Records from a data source
Begin

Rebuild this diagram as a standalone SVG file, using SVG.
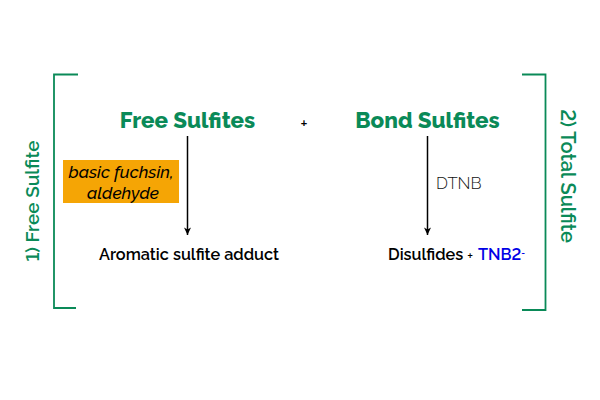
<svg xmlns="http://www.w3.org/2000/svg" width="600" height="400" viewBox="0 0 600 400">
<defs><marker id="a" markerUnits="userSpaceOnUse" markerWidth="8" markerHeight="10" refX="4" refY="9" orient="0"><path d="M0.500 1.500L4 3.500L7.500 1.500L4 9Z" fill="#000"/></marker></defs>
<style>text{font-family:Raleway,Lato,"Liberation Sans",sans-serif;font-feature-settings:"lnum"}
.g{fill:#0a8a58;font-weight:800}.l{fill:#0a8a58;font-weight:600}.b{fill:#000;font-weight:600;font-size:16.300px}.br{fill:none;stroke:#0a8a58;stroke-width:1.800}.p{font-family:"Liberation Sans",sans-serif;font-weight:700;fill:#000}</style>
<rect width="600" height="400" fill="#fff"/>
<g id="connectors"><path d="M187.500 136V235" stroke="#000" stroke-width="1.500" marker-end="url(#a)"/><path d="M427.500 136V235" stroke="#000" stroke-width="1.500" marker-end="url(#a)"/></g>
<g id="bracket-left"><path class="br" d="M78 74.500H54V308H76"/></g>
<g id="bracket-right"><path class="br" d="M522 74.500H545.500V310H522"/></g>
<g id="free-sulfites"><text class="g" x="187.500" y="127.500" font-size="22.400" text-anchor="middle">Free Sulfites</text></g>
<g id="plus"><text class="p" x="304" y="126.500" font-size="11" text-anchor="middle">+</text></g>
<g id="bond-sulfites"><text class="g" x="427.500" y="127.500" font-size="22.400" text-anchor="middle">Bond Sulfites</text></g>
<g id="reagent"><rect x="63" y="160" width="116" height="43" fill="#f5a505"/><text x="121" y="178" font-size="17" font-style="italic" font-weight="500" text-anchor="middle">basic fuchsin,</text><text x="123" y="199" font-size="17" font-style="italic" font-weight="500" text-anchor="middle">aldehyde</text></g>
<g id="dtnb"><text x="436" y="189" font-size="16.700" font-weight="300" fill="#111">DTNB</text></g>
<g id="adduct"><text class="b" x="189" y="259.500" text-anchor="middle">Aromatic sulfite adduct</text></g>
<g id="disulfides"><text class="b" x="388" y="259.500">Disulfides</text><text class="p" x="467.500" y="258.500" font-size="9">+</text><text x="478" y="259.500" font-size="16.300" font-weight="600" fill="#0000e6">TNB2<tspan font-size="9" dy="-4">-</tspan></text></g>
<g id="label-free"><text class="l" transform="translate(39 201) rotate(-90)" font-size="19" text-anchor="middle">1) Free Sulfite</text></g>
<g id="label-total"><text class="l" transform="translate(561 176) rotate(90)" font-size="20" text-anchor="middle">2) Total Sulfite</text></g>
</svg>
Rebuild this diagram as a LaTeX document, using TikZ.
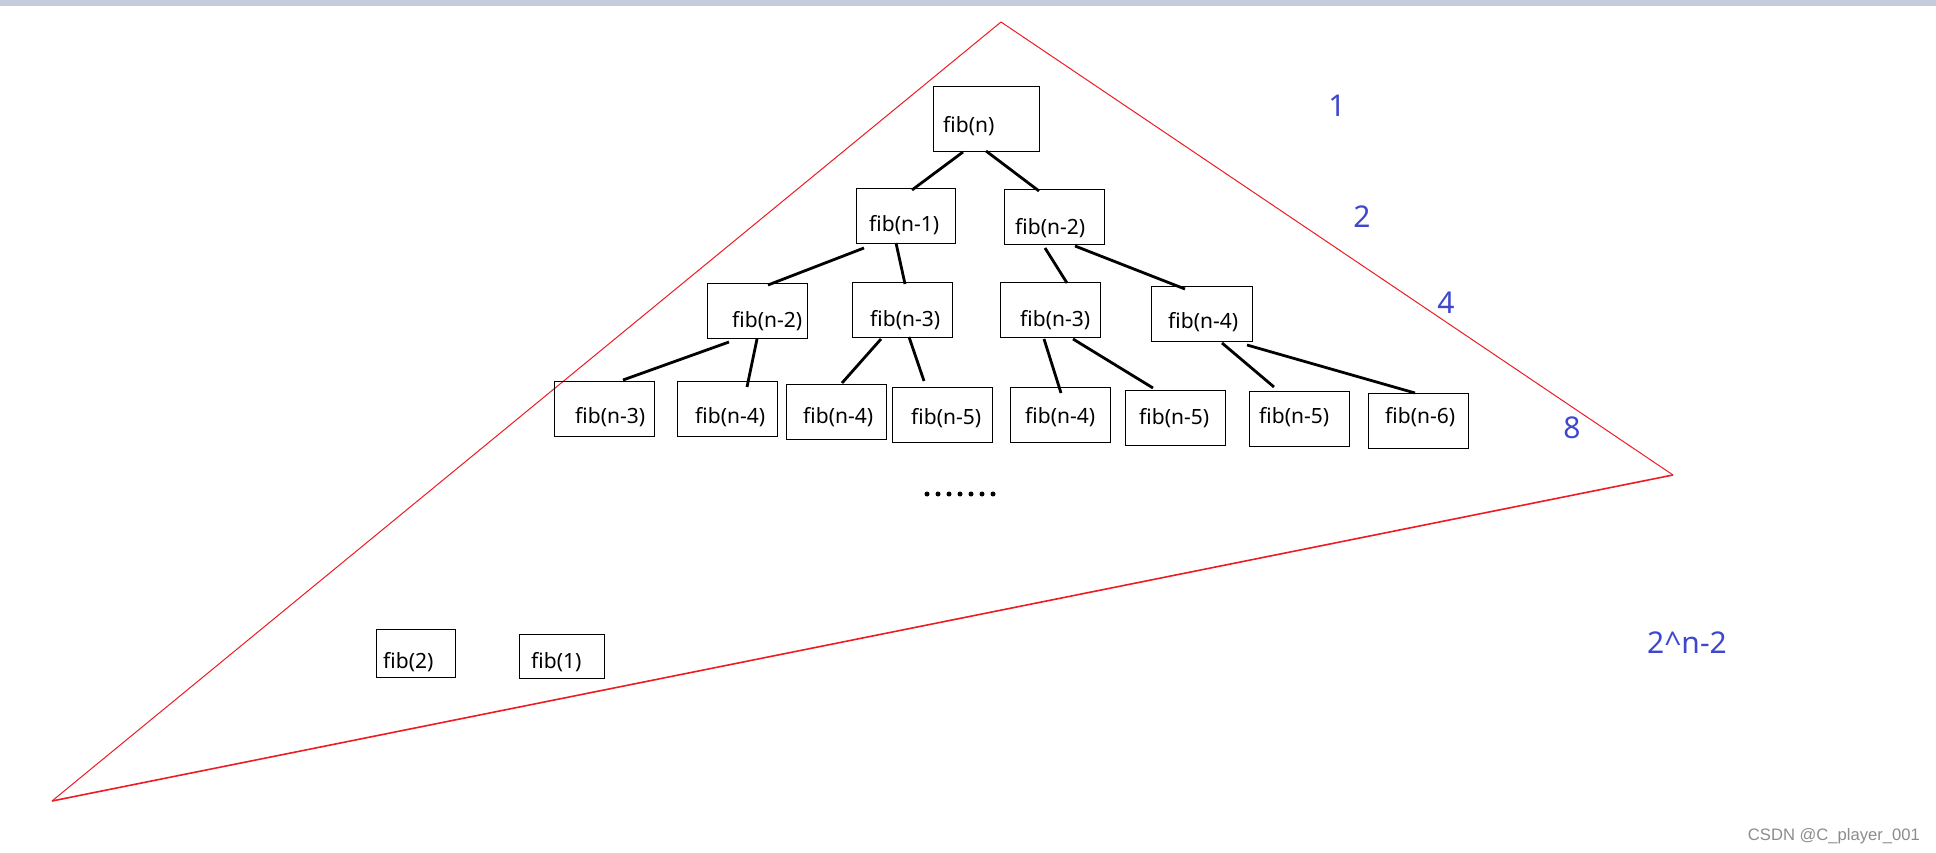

End

[Stated problem]
Go through the material above and copy each line that has the word "this".

[The completed task]
Rebuild this diagram as a standalone SVG file, using SVG.
Rebuild this diagram as a LaTeX document, using TikZ.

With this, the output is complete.